• **Exercise directions**
Pick out every line holding the string "seaborn" and copy it.

• **Available data**
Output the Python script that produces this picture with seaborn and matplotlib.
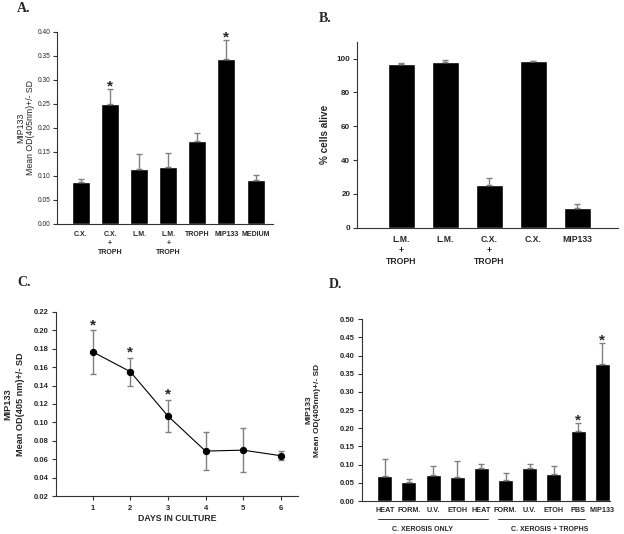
import numpy as np
import pandas as pd
import seaborn as sns
import matplotlib
matplotlib.use("Agg")
import matplotlib.pyplot as plt
from matplotlib import font_manager
import matplotlib.transforms as mtransforms

# ---------------- data ----------------
a_labels = ["C.X.", "C.X.\n+\nTROPH", "L.M.", "L.M.\n+\nTROPH", "TROPH", "MIP133", "MEDIUM"]
a_means = [0.087, 0.249, 0.114, 0.118, 0.172, 0.343, 0.091]
a_sd = [0.006, 0.032, 0.032, 0.029, 0.017, 0.040, 0.010]
a_star = [False, True, False, False, False, True, False]

b_labels = ["L.M.\n+\nTROPH", "L.M.", "C.X.\n+\nTROPH", "C.X.", "MIP133"]
b_means = [96.9, 98.0, 25.2, 98.4, 11.6]
b_sd = [0.7, 1.4, 4.1, 0.3, 2.4]

c_days = [1, 2, 3, 4, 5, 6]
c_means = [0.1765, 0.155, 0.107, 0.069, 0.070, 0.064]
c_sd = [0.0235, 0.015, 0.0175, 0.0205, 0.0235, 0.005]
c_star = [True, True, True, False, False, False]

d_labels = ["HEAT", "FORM.", "U.V.", "ETOH", "HEAT", "FORM.", "U.V.", "ETOH", "PBS", "MIP133"]
d_groups = ["C. XEROSIS ONLY"] * 5 + ["C. XEROSIS + TROPHS"] * 5
d_means = [0.0687, 0.053, 0.071, 0.065, 0.0907, 0.058, 0.0907, 0.073, 0.193, 0.376]
d_sd = [0.048, 0.007, 0.026, 0.045, 0.010, 0.020, 0.010, 0.022, 0.022, 0.059]
d_star = [False] * 8 + [True, True]

# ---------------- style ----------------
sns.set_style("ticks")
installed = {f.name for f in font_manager.fontManager.ttflist}
has_narrow = "Liberation Sans Narrow" in installed
narrow = "Liberation Sans Narrow" if has_narrow else "Liberation Sans"
plt.rcParams["font.family"] = ["Liberation Sans", "DejaVu Sans"]
plt.rcParams["axes.linewidth"] = 0.8
plt.rcParams["axes.edgecolor"] = "#333333"

W, H = 624, 534
fig = plt.figure(figsize=(W / 100, H / 100), dpi=100)


def add_ax(left, right, top, bottom):
    return fig.add_axes([left / W, (H - bottom) / H, (right - left) / W, (bottom - top) / H])


ERRC = "#808080"


def style_axes(ax):
    sns.despine(ax=ax)
    ax.tick_params(axis="y", direction="out", length=3, width=0.8, color="#333333", pad=2)
    ax.tick_params(axis="x", length=0, pad=5)


# ---------------- panel A ----------------
axA = add_ax(57.3, 273, 31.7, 224)
dfA = pd.DataFrame({"key": [f"a{i}" for i in range(len(a_labels))], "val": a_means})
sns.barplot(data=dfA, x="key", y="val", color="black", width=0.62, saturation=1,
            errorbar=None, ax=axA)
xA = np.arange(len(a_labels))
axA.errorbar(xA, a_means, yerr=[np.zeros(len(a_sd)), a_sd], fmt="none",
             ecolor=ERRC, elinewidth=1, capsize=2.5, capthick=1, zorder=1)
for i, s in enumerate(a_star):
    if s:
        axA.annotate("*", (i, a_means[i] + a_sd[i]), xytext=(0, -3.5), textcoords="offset points",
                     ha="center", va="bottom", fontsize=11, fontweight="bold")
axA.set_xlim(-0.815, 6.6)
axA.set_ylim(0, 0.40)
axA.set_yticks(np.arange(0, 0.401, 0.05))
axA.set_yticklabels([f"{v:.2f}" for v in np.arange(0, 0.401, 0.05)], family=[narrow],
                    fontsize=5.5 if has_narrow else 4.8)
axA.set_xticks(xA)
axA.set_xticklabels(a_labels, family=[narrow], fontsize=6 if has_narrow else 5.0,
                    fontweight="bold", linespacing=1.45)
axA.set_xlabel("")
axA.set_ylabel("MIP133\nMean OD(405nm)+/- SD", fontsize=6.3, linespacing=1.05)
axA.yaxis.set_label_coords(-0.103, 0.5)
style_axes(axA)

# ---------------- panel B ----------------
axB = add_ax(357.3, 618, 41.7, 227.7)
dfB = pd.DataFrame({"key": [f"b{i}" for i in range(len(b_labels))], "val": b_means})
sns.barplot(data=dfB, x="key", y="val", color="black", width=0.61, saturation=1,
            errorbar=None, ax=axB)
xB = np.arange(len(b_labels))
axB.errorbar(xB, b_means, yerr=[np.zeros(len(b_sd)), b_sd], fmt="none",
             ecolor=ERRC, elinewidth=1, capsize=2.5, capthick=1, zorder=1)
axB.set_xlim(-1.006, 4.93)
axB.set_ylim(0, 110)
axB.set_yticks(range(0, 101, 20))
axB.set_yticklabels([str(v) for v in range(0, 101, 20)], fontsize=5.8, fontweight="bold")
axB.set_xticks(xB)
axB.set_xticklabels(b_labels, fontsize=6.2, fontweight="bold", linespacing=1.3)
axB.set_xlabel("")
axB.set_ylabel("% cells alive", fontsize=7.2, fontweight="bold")
axB.yaxis.set_label_coords(-0.105, 0.5)
style_axes(axB)

# ---------------- panel C ----------------
axC = add_ax(55.7, 298, 311.7, 496.3)
dfC = pd.DataFrame({"day": c_days, "val": c_means})
axC.errorbar(c_days, c_means, yerr=c_sd, fmt="none", ecolor=ERRC, elinewidth=1,
             capsize=2.5, capthick=1, zorder=1)
sns.lineplot(data=dfC, x="day", y="val", color="black", linewidth=0.8, marker="o",
             markersize=4.5, markeredgecolor="black", ax=axC, zorder=3)
for i, s in enumerate(c_star):
    if s:
        axC.annotate("*", (c_days[i], c_means[i] + c_sd[i]), xytext=(0, -1.5), textcoords="offset points",
                     ha="center", va="bottom", fontsize=11, fontweight="bold")
axC.set_xlim(0.016, 6.46)
axC.set_ylim(0.02, 0.22)
yC = np.arange(0.02, 0.2201, 0.02)
axC.set_yticks(yC)
axC.set_yticklabels([f"{v:.2f}" for v in yC], fontsize=5.5, fontweight="bold")
axC.set_xticks(c_days)
axC.set_xticklabels([str(d) for d in c_days], fontsize=5.5, fontweight="bold")
axC.set_xlabel("DAYS IN CULTURE", fontsize=6.3, fontweight="bold", labelpad=2)
axC.set_ylabel("MIP133\nMean OD(405 nm)+/- SD", fontsize=6.6, fontweight="bold", linespacing=1.6)
axC.yaxis.set_label_coords(-0.125, 0.5)
style_axes(axC)
axC.tick_params(axis="x", direction="out", length=3, width=0.8, color="#333333", pad=3)

# ---------------- panel D ----------------
axD = add_ax(362, 610, 319.3, 501)
dfD = pd.DataFrame({"key": [f"d{i}" for i in range(len(d_labels))], "val": d_means, "grp": d_groups})
sns.barplot(data=dfD, x="key", y="val", color="black", width=0.62, saturation=1,
            errorbar=None, ax=axD)
xD = np.arange(len(d_labels))
axD.errorbar(xD, d_means, yerr=[np.zeros(len(d_sd)), d_sd], fmt="none",
             ecolor=ERRC, elinewidth=1, capsize=2.5, capthick=1, zorder=1)
for i, s in enumerate(d_star):
    if s:
        axD.annotate("*", (i, d_means[i] + d_sd[i]), xytext=(0, -3.5), textcoords="offset points",
                     ha="center", va="bottom", fontsize=11, fontweight="bold")
axD.set_xlim(-0.943, 9.32)
axD.set_ylim(0, 0.50)
yD = np.arange(0, 0.501, 0.05)
axD.set_yticks(yD)
axD.set_yticklabels([f"{v:.2f}" for v in yD], fontsize=5.5, fontweight="bold")
axD.set_xticks(xD)
axD.set_xticklabels(d_labels, fontsize=5.2, fontweight="bold")
axD.set_xlabel("")
axD.set_ylabel("MIP133\nMean OD(405nm)+/- SD", fontsize=6, fontweight="bold", linespacing=1.3)
axD.yaxis.set_label_coords(-0.165, 0.5)
style_axes(axD)
axD.tick_params(axis="x", pad=4)

# group lines and labels under panel D
trD = mtransforms.blended_transform_factory(axD.transData, axD.transAxes)
groups = list(dict.fromkeys(d_groups))
spans = [(-0.29, 4.26), (4.67, 8.29)]
label_x = [1.56, 6.83]
for g, (x0, x1), lx in zip(groups, spans, label_x):
    axD.plot([x0, x1], [-0.10, -0.10], color="#333333", linewidth=0.7, transform=trD, clip_on=False)
    axD.text(lx, -0.155, g, transform=trD, ha="center", va="center", fontsize=5, fontweight="bold")

# ---------------- panel letters ----------------
for letter, x, y in [("A.", 17, 9), ("B.", 319, 18), ("C.", 17, 282), ("D.", 329, 284)]:
    fig.text(x / W, 1 - y / H, letter, ha="left", va="center", fontsize=10, fontweight="bold",
             family=["Liberation Serif", "DejaVu Serif"])

fig.savefig("out.png", dpi=100)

• **Result**
Output the Python script that produces this picture with seaborn and matplotlib.
import seaborn as sns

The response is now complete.